• MATERIAL PROVIDED
— Start —

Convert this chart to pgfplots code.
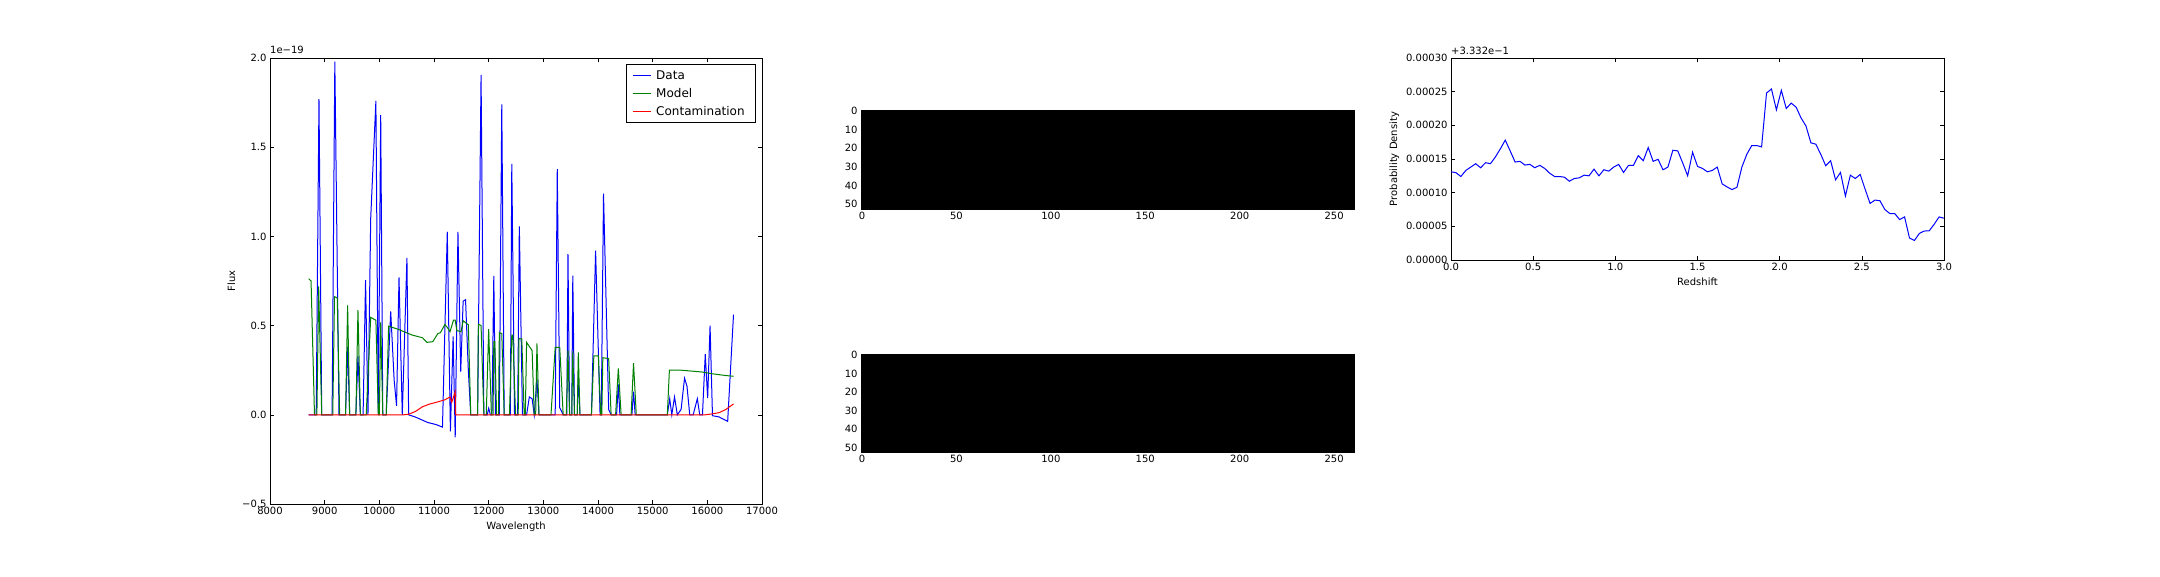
\documentclass[border=0pt]{standalone}
\usepackage{fontspec}
\setmainfont{DejaVu Sans}
\usepackage{pgfplots}
\pgfplotsset{compat=1.18}
\definecolor{mplb}{RGB}{0,0,255}
\definecolor{mplg}{RGB}{0,128,0}
\definecolor{mplr}{RGB}{255,0,0}
\pgfplotsset{mpl/.style={scale only axis, axis line style={line width=0.8pt},
  every tick/.style={black, line width=0.6pt}, major tick length=4pt, tick align=inside,
  tick label style={font=\fontsize{10}{12}\selectfont},
  label style={font=\fontsize{10}{12}\selectfont},
  scaled x ticks=false, scaled y ticks=false, clip mode=individual,
  /pgf/number format/assume math mode=true, anchor=south west}}
\begin{document}
\begin{tikzpicture}
\path[use as bounding box] (0pt,0pt) rectangle (2160pt,576pt);

% ---------------- left: spectrum ----------------
\begin{axis}[mpl, at={(270pt,72pt)}, width=492pt, height=446pt,
  xmin=8000, xmax=17000, ymin=-0.5, ymax=2.0,
  xtick={8000,9000,10000,11000,12000,13000,14000,15000,16000,17000},
  xticklabels={8000,9000,10000,11000,12000,13000,14000,15000,16000,17000},
  ytick={-0.5,0,0.5,1,1.5,2},
  yticklabels={−0.5,0.0,0.5,1.0,1.5,2.0},
  xlabel={Wavelength}, ylabel={Flux},
  legend style={at={(1,1)}, anchor=north east, xshift=-6pt, yshift=-6pt,
    font=\fontsize{12}{14}\selectfont, draw=black, line width=0.8pt,
    inner xsep=6pt, inner ysep=4pt, row sep=3.5pt,
    nodes={inner xsep=5pt}},
  legend cell align=left,
  legend image code/.code={\draw[#1] (0pt,0pt) -- (18pt,0pt);}]
\addplot[mplb, line width=1pt] coordinates {
(8707,0) (8845,0) (8896,1.77) (8946,0) (9136,0) (9186,1.98) (9262,0) (9382,0)
(9420,0.38) (9457,0) (9571,0) (9609,0.33) (9653,0) (9703,0) (9748,0.755) (9792,0)
(9842,1.1) (9937,1.76) (9981,0) (10025,1.68) (10063,0) (10126,0) (10208,0.58)
(10271,0.195) (10315,0.05) (10360,0.77) (10420,0.0) (10505,0.88) (10536,0.0)
(10662,-0.013) (10789,-0.03) (10883,-0.043) (11041,-0.055) (11155,-0.069)
(11243,1.026) (11300,-0.093) (11350,0.44) (11388,-0.127) (11438,1.026)
(11489,0.242) (11533,0.637) (11577,0.645) (11628,0.25) (11672,0) (11798,0)
(11861,1.906) (11912,0) (11975,0) (12000,0.037) (12031,0) (12060,0) (12094,0.778)
(12125,0) (12195,0) (12240,1.74) (12284,0) (12397,0) (12423,1.406) (12473,0)
(12530,0) (12561,1.056) (12618,0) (12694,0) (12744,0.1) (12795,0.09) (12833,0)
(12883,0.2) (12921,0) (13217,0) (13255,1.377) (13300,0.04) (13363,0) (13430,0)
(13451,0.9) (13480,0) (13520,0) (13539,0.78) (13570,0) (13620,0) (13640,0.22)
(13670,0) (13880,0) (13956,0.92) (14038,0) (14060,0) (14101,1.24) (14195,0.03)
(14240,0) (14340,0) (14372,0.17) (14400,0) (14620,0) (14650,0.13) (14680,0)
(15268,0) (15312,0.09) (15350,0) (15400,0.1) (15451,0) (15520,0.03) (15583,0.205)
(15628,0.16) (15678,0) (15741,0) (15817,0.09) (15861,0) (15911,0) (15962,0.34)
(16006,0.093) (16050,0.5) (16094,-0.005) (16214,-0.012) (16372,-0.037) (16479,0.562)
};
\addlegendentry{Data}
\addplot[mplg, line width=1pt] coordinates {
(8707,0.763) (8751,0.75) (8814,0) (8858,0) (8890,0.72) (8946,0) (9148,0)
(9180,0.662) (9230,0.655) (9274,0) (9382,0) (9420,0.613) (9457,0) (9571,0)
(9609,0.587) (9653,0) (9760,0) (9842,0.546) (9937,0.53) (9981,0) (10000,0)
(10025,0.518) (10063,0) (10126,0) (10170,0.497) (10347,0.479) (10599,0.447)
(10789,0.432) (10871,0.406) (10978,0.41) (11072,0.456) (11117,0.46) (11199,0.506)
(11243,0.49) (11293,0.466) (11356,0.53) (11388,0.53) (11419,0.47) (11451,0.47)
(11495,0.465) (11533,0.527) (11596,0.512) (11628,0.505) (11672,0) (11798,0)
(11811,0.508) (11861,0.5) (11912,0) (11956,0) (12000,0.48) (12050,0) (12080,0)
(12094,0.41) (12113,0.41) (12145,0) (12180,0) (12195,0.46) (12240,0.455) (12284,0)
(12380,0) (12423,0.447) (12442,0.447) (12492,0) (12540,0) (12555,0.428)
(12606,0.425) (12650,0) (12670,0) (12694,0.406) (12795,0.36) (12833,0) (12860,0)
(12883,0.4) (12921,0) (13140,0) (13217,0.378) (13300,0.378) (13363,0) (13420,0)
(13451,0.36) (13480,0) (13520,0) (13539,0.355) (13570,0) (13620,0) (13640,0.35)
(13670,0) (13880,0) (13924,0.33) (14006,0.33) (14050,0) (14070,0) (14088,0.32)
(14195,0.315) (14240,0) (14322,0) (14372,0.26) (14423,0) (14606,0) (14650,0.29)
(14700,0) (15268,0) (15306,0.25) (15520,0.25) (15710,0.245) (15899,0.24)
(16088,0.23) (16340,0.22) (16479,0.216)
};
\addlegendentry{Model}
\addplot[mplr, line width=1pt] coordinates {
(8707,0) (10442,0) (10536,0.003) (10662,0.019) (10789,0.045) (10915,0.06)
(11041,0.07) (11199,0.084) (11293,0.1) (11325,0.07) (11388,0.13) (11394,0)
(15962,0) (16088,0.005) (16214,0.012) (16340,0.03) (16479,0.061)
};
\addlegendentry{Contamination}
\node[anchor=base west, inner sep=0pt, font=\fontsize{10}{12}\selectfont]
  at (rel axis cs:0,1) [yshift=4pt] {1e−19};
\end{axis}

% ---------------- middle top: image ----------------
\begin{axis}[mpl, at={(861pt,367pt)}, width=493pt, height=99pt,
  xmin=-0.5, xmax=260.5, ymin=-0.5, ymax=52.5, y dir=reverse,
  xtick={0,50,100,150,200,250}, xticklabels={0,50,100,150,200,250},
  ytick={0,10,20,30,40,50}, yticklabels={0,10,20,30,40,50},
  axis on top]
\addplot[fill=black, draw=none] coordinates {(-0.5,-0.5) (260.5,-0.5) (260.5,52.5) (-0.5,52.5)} -- cycle;
\end{axis}

% ---------------- middle bottom: image ----------------
\begin{axis}[mpl, at={(861pt,124pt)}, width=493pt, height=98pt,
  xmin=-0.5, xmax=260.5, ymin=-0.5, ymax=52.5, y dir=reverse,
  xtick={0,50,100,150,200,250}, xticklabels={0,50,100,150,200,250},
  ytick={0,10,20,30,40,50}, yticklabels={0,10,20,30,40,50},
  axis on top]
\addplot[fill=black, draw=none] coordinates {(-0.5,-0.5) (260.5,-0.5) (260.5,52.5) (-0.5,52.5)} -- cycle;
\end{axis}

% ---------------- right: redshift PDF (values in units of 1e-5, offset +0.3332) ----------------
\begin{axis}[mpl, at={(1451pt,316pt)}, width=493pt, height=202pt,
  xmin=0, xmax=3, ymin=0, ymax=30,
  xtick={0,0.5,1,1.5,2,2.5,3}, xticklabels={0.0,0.5,1.0,1.5,2.0,2.5,3.0},
  ytick={0,5,10,15,20,25,30},
  yticklabels={0.00000,0.00005,0.00010,0.00015,0.00020,0.00025,0.00030},
  xlabel={Redshift}, ylabel={Probability Density}]
\addplot[mplb, line width=1pt] coordinates {
(0.00,13.1) (0.03,12.97) (0.06,12.4) (0.09,13.3) (0.12,13.8) (0.15,14.3)
(0.18,13.7) (0.21,14.45) (0.24,14.3) (0.27,15.3) (0.30,16.5) (0.33,17.8)
(0.36,16.2) (0.39,14.55) (0.42,14.65) (0.45,14.1) (0.48,14.2) (0.51,13.7)
(0.54,14.06) (0.57,13.6) (0.60,12.9) (0.63,12.4) (0.66,12.4) (0.69,12.3)
(0.72,11.7) (0.75,12.1) (0.78,12.2) (0.81,12.6) (0.84,12.5) (0.87,13.5)
(0.90,12.5) (0.93,13.4) (0.96,13.2) (0.99,13.8) (1.02,14.2) (1.05,13.0)
(1.08,14.06) (1.11,14.06) (1.14,15.5) (1.17,14.75) (1.20,16.7) (1.23,14.65)
(1.26,14.95) (1.29,13.4) (1.32,13.8) (1.35,16.3) (1.38,16.2) (1.41,14.4)
(1.44,12.5) (1.47,16.0) (1.50,13.9) (1.53,13.6) (1.56,13.1) (1.59,13.3)
(1.62,13.8) (1.65,11.3) (1.68,10.85) (1.71,10.46) (1.74,10.8) (1.77,13.8)
(1.80,15.7) (1.83,17.0) (1.86,17.0) (1.89,16.8) (1.92,24.8) (1.95,25.4)
(1.98,22.3) (2.01,25.2) (2.04,22.5) (2.07,23.3) (2.10,22.7) (2.13,21.1)
(2.16,19.9) (2.19,17.4) (2.22,17.2) (2.25,15.7) (2.28,14.0) (2.31,14.75)
(2.34,11.9) (2.37,13.0) (2.40,9.5) (2.43,12.6) (2.46,12.1) (2.49,12.7)
(2.52,10.5) (2.55,8.4) (2.58,8.9) (2.61,8.8) (2.64,7.5) (2.67,6.9)
(2.70,6.9) (2.73,6.0) (2.76,6.4) (2.79,3.26) (2.82,2.9) (2.85,3.95)
(2.88,4.3) (2.91,4.34) (2.94,5.3) (2.97,6.4) (3.00,6.2)
};
\node[anchor=base west, inner sep=0pt, font=\fontsize{10}{12}\selectfont]
  at (rel axis cs:0,1) [yshift=3pt] {+3.332e−1};
\end{axis}
\end{tikzpicture}
\end{document}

— End —

• WHAT TO PRODUCE
Leave out any pictures and return exactly the lines from the beginning of the data through the line with "(0pt,0pt) rectangle (2160pt,576pt);", inclusive.

• WRITTEN RESPONSE
Convert this chart to pgfplots code.
\documentclass[border=0pt]{standalone}
\usepackage{fontspec}
\setmainfont{DejaVu Sans}
\usepackage{pgfplots}
\pgfplotsset{compat=1.18}
\definecolor{mplb}{RGB}{0,0,255}
\definecolor{mplg}{RGB}{0,128,0}
\definecolor{mplr}{RGB}{255,0,0}
\pgfplotsset{mpl/.style={scale only axis, axis line style={line width=0.8pt},
  every tick/.style={black, line width=0.6pt}, major tick length=4pt, tick align=inside,
  tick label style={font=\fontsize{10}{12}\selectfont},
  label style={font=\fontsize{10}{12}\selectfont},
  scaled x ticks=false, scaled y ticks=false, clip mode=individual,
  /pgf/number format/assume math mode=true, anchor=south west}}
\begin{document}
\begin{tikzpicture}
\path[use as bounding box] (0pt,0pt) rectangle (2160pt,576pt);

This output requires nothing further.